Exprimant nos remerciements au Gouvernement de la République démocratique fédérale d’Éthiopie, à l’Union Africaine, à l’UNESCO et à Cartooning For Peace pour la contribution à l’organisation de ce séminaire et au processus de la déclaration. L’UNESCO oeuvre pour la paix et pour que chaque citoyen du monde puisse jouir d’une liberté d’expression pleine et entière, socle de la démocratie, du développement et de la dignité humaine. Dans le cadre de ce combat pour la paix et la liberté d’expression, elle promeut et soutient la liberté de la presse en général et la liberté du dessin de presse en particulier.

Déclarons ce qui suit :

  1. Nous rappelons solennellement que la liberté de dessiner est un droit fondamental inscrit dans l’article 19 de la Déclaration universelle des Droits de l’Homme, aux termes duquel « tout individu a droit à la liberté d’opinion et d’expression, ce qui implique le droit à ne pas être inquiété pour ses opinions et celui de chercher, de recevoir et de répandre, sans considération de frontières, les informations et les idées par quelque moyen d’expression que ce soit ». De même, la résolution 25 C /104 de la Conférence Générale de l’UNESCO de 1989 rappelle le droit à « la libre circulation des idées par le mot et par l’image aux niveaux international et national ».
  2. Nous rappelons le droit intangible à l’intégrité physique du dessinateur de presse et notre opposition à toute menace ou pression de quelque nature que ce soit envers le dessinateur ou la dessinatrice de presse.
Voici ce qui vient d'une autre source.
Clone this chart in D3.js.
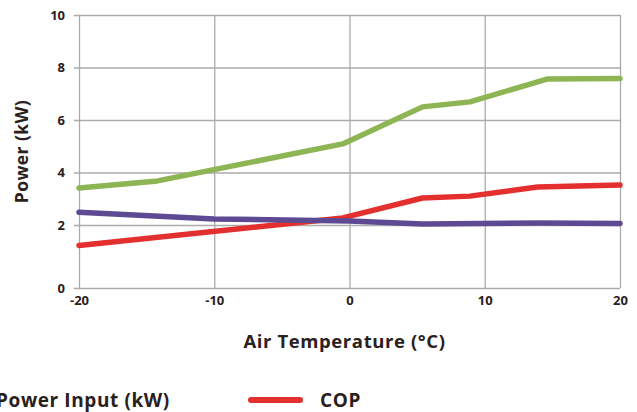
<!DOCTYPE html>
<html lang="en">
<head>
  <meta charset="UTF-8">
  <title>Power / COP vs Air Temperature</title>
  <script src="https://cdn.jsdelivr.net/npm/d3@7"></script>
  <style>
    body { margin: 0; background: #fff; }
    text { font-family: "Open Sans", Lato, sans-serif; font-weight: 700; fill: #2a201c; }
  </style>
</head>
<body>
<script>
  // data
  const xTicks = [-20, -10, 0, 10, 20];
  const yTicks = [0, 2, 4, 6, 8, 10];

  const heatTemps = [-20, -14.2, -0.5, 5.4, 8.9, 14.6, 20];
  const heatOutput = [3.41, 3.68, 5.09, 6.50, 6.69, 7.56, 7.58];

  const copTemps = [-20, -0.5, 5.4, 8.9, 13.9, 20];
  const cop = [1.22, 2.27, 3.03, 3.10, 3.45, 3.52];

  const powerTemps = [-20, -10, 0, 5.4, 14, 20];
  const powerInput = [2.49, 2.23, 2.15, 2.04, 2.08, 2.06];

  const legendLabels = ["Power Input (kW)", "COP"];

  const W = 637, H = 412;
  const plot = { left: 79, right: 620, top: 15, bottom: 288 };
  const yMin = -0.4; // the 0 line sits a little under the regular spacing

  const svg = d3.select("body").append("svg")
    .attr("width", W).attr("height", H);

  const x = d3.scaleLinear().domain([-20, 20]).range([plot.left, plot.right]);
  const y = d3.scaleLinear().domain([yMin, 10]).range([plot.bottom, plot.top]);

  // vertical grid + x labels
  const gx = svg.append("g")
    .attr("transform", "translate(0," + plot.bottom + ")")
    .call(d3.axisBottom(x).tickValues(xTicks)
      .tickSize(-(plot.bottom - plot.top)).tickSizeOuter(0).tickPadding(8)
      .tickFormat(d => d));
  gx.select(".domain").remove();
  gx.selectAll("line").attr("stroke", "#ababab").attr("stroke-width", 1.3);
  gx.selectAll("text").style("font-size", "13px");

  // horizontal grid + y labels
  const gy = svg.append("g")
    .attr("transform", "translate(" + (plot.left - 5) + ",0)")
    .call(d3.axisLeft(y).tickValues(yTicks.map(t => t === 0 ? yMin : t))
      .tickSize(-(plot.right - plot.left + 5)).tickSizeOuter(0).tickPadding(9)
      .tickFormat(d => d === yMin ? "0" : d));
  gy.select(".domain").remove();
  gy.selectAll("line").attr("stroke", "#ababab").attr("stroke-width", 1.3);
  gy.selectAll("text").style("font-size", "13px");

  // series
  const line = d3.line().x(d => x(d[0])).y(d => y(d[1]));
  const series = [
    { t: heatTemps, v: heatOutput, color: "#8db553" },
    { t: copTemps, v: cop, color: "#e3302f" },
    { t: powerTemps, v: powerInput, color: "#5e4a93" }
  ];
  svg.append("g").selectAll("path")
    .data(series)
    .enter().append("path")
    .attr("d", s => line(s.t.map((t, i) => [t, s.v[i]])))
    .attr("fill", "none")
    .attr("stroke", s => s.color)
    .attr("stroke-width", 5.5)
    .attr("stroke-linecap", "round")
    .attr("stroke-linejoin", "round");

  // axis titles
  svg.append("text")
    .attr("x", (plot.left + plot.right) / 2 - 5).attr("y", 348)
    .attr("text-anchor", "middle")
    .style("font-size", "18.5px")
    .style("letter-spacing", "0.6px")
    .text("Air Temperature (°C)");

  svg.append("text")
    .attr("transform", "translate(28," + ((plot.top + plot.bottom) / 2) + ") rotate(-90)")
    .attr("text-anchor", "middle")
    .style("font-size", "17.5px")
    .style("letter-spacing", "0.4px")
    .text("Power (kW)");

  // legend (cut off at the left edge like the original)
  const legendColors = ["#5e4a93", "#e3302f"];
  const lg = svg.append("g").selectAll("g")
    .data(legendLabels)
    .enter().append("g")
    .attr("transform", (d, i) => "translate(" + (i === 0 ? -73 : 251) + ",400)");
  lg.append("line")
    .attr("x1", 0).attr("x2", 49)
    .attr("stroke", (d, i) => legendColors[i])
    .attr("stroke-width", 6)
    .attr("stroke-linecap", "round");
  lg.append("text")
    .attr("x", 69).attr("y", 7)
    .style("font-size", "19px")
    .style("letter-spacing", "0.6px")
    .text(d => d);
</script>
</body>
</html>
Nous proposons qu’un rapport spécifique soit remis chaque année à la Direction Générale de l’UNESCO et transmis aux Etats membres.
  3. Nous appelons les Etats et la communauté internationale à ouvrir des processus de discussions et de réflexions sur « le droit à la satire et à l’irrévérence ».
  4. Nous reprenons à notre compte l’initiative envisagée par plusieurs organisations de presse et nous demandons à l’UNESCO de consacrer une journée mondiale du dessin de presse
  5. Nous demandons à la Direction Générale de l’UNESCO de transmettre cette présente déclaration à la communauté internationale lors de la prochaine Conférence générale de l’UNESCO.